June 22 - KGO (KGO) -- With our air conditioning running full blast, energy conservation is on everyone's mind. Managers of the state's power grid are asking that we keep our afternoon electricity use to a minimum. High-tech equipment is a prodigious user of energy, but now an innovative program is underway in the Bay Area to help alleviate that problem.
The key word is innovation. The Bay Area and certainly Silicon Valley is a center of innovation. That innovation led to the birth of high-tech. Today, the Bay Area is home to one-fifth of all the country's servers, and those servers use a lot of power.
This row of servers could revolutionize high-tech. It's a research project with a goal of reducing energy consumption.
There are nine million servers operating in the U.S. They run 24 hours a day, 7 days a week. They're the backbone of the Internet. They store our financial records and maintain business data. But it takes billions of dollars to power them.

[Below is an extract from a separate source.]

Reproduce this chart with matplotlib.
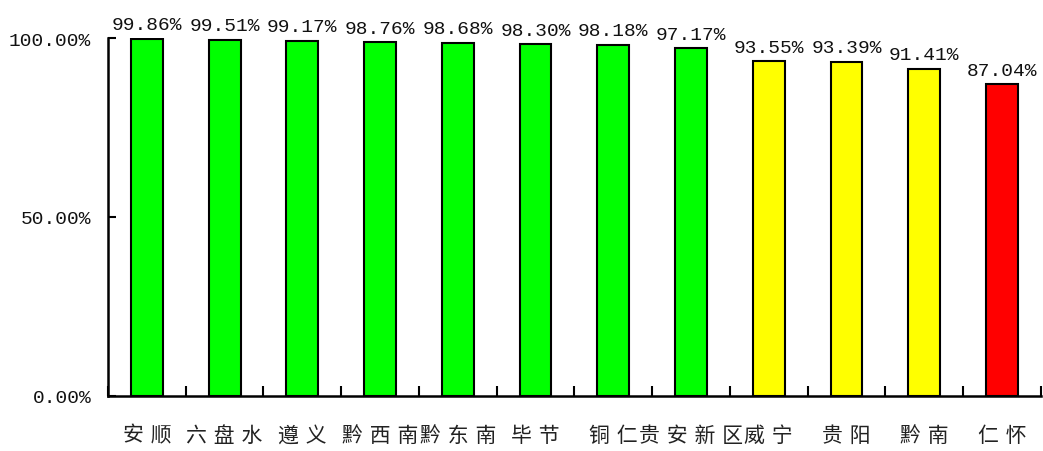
import matplotlib
matplotlib.use("Agg")
import matplotlib.pyplot as plt
import numpy as np

categories = ["安顺", "六盘水", "遵义", "黔西南", "黔东南", "毕节", "铜仁", "贵安新区", "威宁", "贵阳", "黔南", "仁怀"]
values = [99.86, 99.51, 99.17, 98.76, 98.68, 98.30, 98.18, 97.17, 93.55, 93.39, 91.41, 87.04]
colors = ["#00FF00"] * 8 + ["#FFFF00"] * 3 + ["#FF0000"]
yticks = [0, 50, 100]
ytick_labels = ["0.00%", "50.00%", "100.00%"]

num_font = "Liberation Mono"
cjk = ["Noto Sans CJK SC", "DejaVu Sans"]

fig = plt.figure(figsize=(10.43, 4.52), dpi=100)
ax = fig.add_axes([0.1035, 0.1217, 0.8945, 0.792])

x = np.arange(len(categories))
bars = ax.bar(x, values, width=0.41, color=colors, edgecolor="black", linewidth=1.5, zorder=3)

ax.set_xlim(-0.5, len(categories) - 0.5)
ax.set_ylim(0, 100)

for xi, v in zip(x, values):
    ax.annotate(f"{v:.2f}%", (xi, v), xytext=(0, 4), textcoords="offset points",
                ha="center", va="bottom", fontsize=14, family=num_font, color="#111111")

ax.set_yticks(yticks)
ax.set_yticklabels(ytick_labels, family=num_font, fontsize=14, color="#111111")
ax.tick_params(axis="y", direction="in", length=6, width=1.5, pad=12)

ax.set_xticks(x)
spaced = ["\u2004".join(list(c)) for c in categories]
ax.set_xticklabels(spaced, family=cjk, fontsize=15, color="#222222")
ax.tick_params(axis="x", which="major", length=0, pad=20)
ax.set_xticks(np.arange(-0.5, len(categories)), minor=True)
ax.tick_params(axis="x", which="minor", direction="in", length=7, width=1.5)

for s in ["top", "right"]:
    ax.spines[s].set_visible(False)
for s in ["left", "bottom"]:
    ax.spines[s].set_linewidth(1.8)

fig.savefig("out.png", dpi=100)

The California Energy Commission has funded a $4 million project to test new ways to reduce energy use. Over 20 companies, including Sun Microsystems, are donating equipment to demonstrate that servers can operate on D.C. power more efficiently than A.C. Early research indicates the savings could be in the millions a year for a large server farm.
There is also another benefit. The five-step power conversion process used today generates heat. So much heat that air conditioning must be used.
Bill Tschudi, Lawrence Berkeley Lab: "It's good public relations, but it also is solving a problem the industry is seeing which is removal of the heat in these data centers, and it's getting to the point where any amount of heat you can eliminate would be a big benefit."
A large data center or server farm uses 100 times more energy per square foot than a typical office building.
Clark Gellings at the Electric Power Research Institute believes this research will lead to consumers using D.C. at home.
Clark Gellings, Vice President of Innovation: "Our homes today, if you think about them, use an enormous amount of D.C. power internally within our high-density televisions, within our personal computers, within compact fluorescent lamps, within increasing numbers of other appliances. If we really apply innovation to these end-use devices, we could considerably change how that energy is used in the home."
Researchers at the Lawrence Berkeley Lab are so encouraged by the research, they're getting ready to show it off beginning next month to energy companies, server producers and even energy officials. The Bay Area again leading in innovation.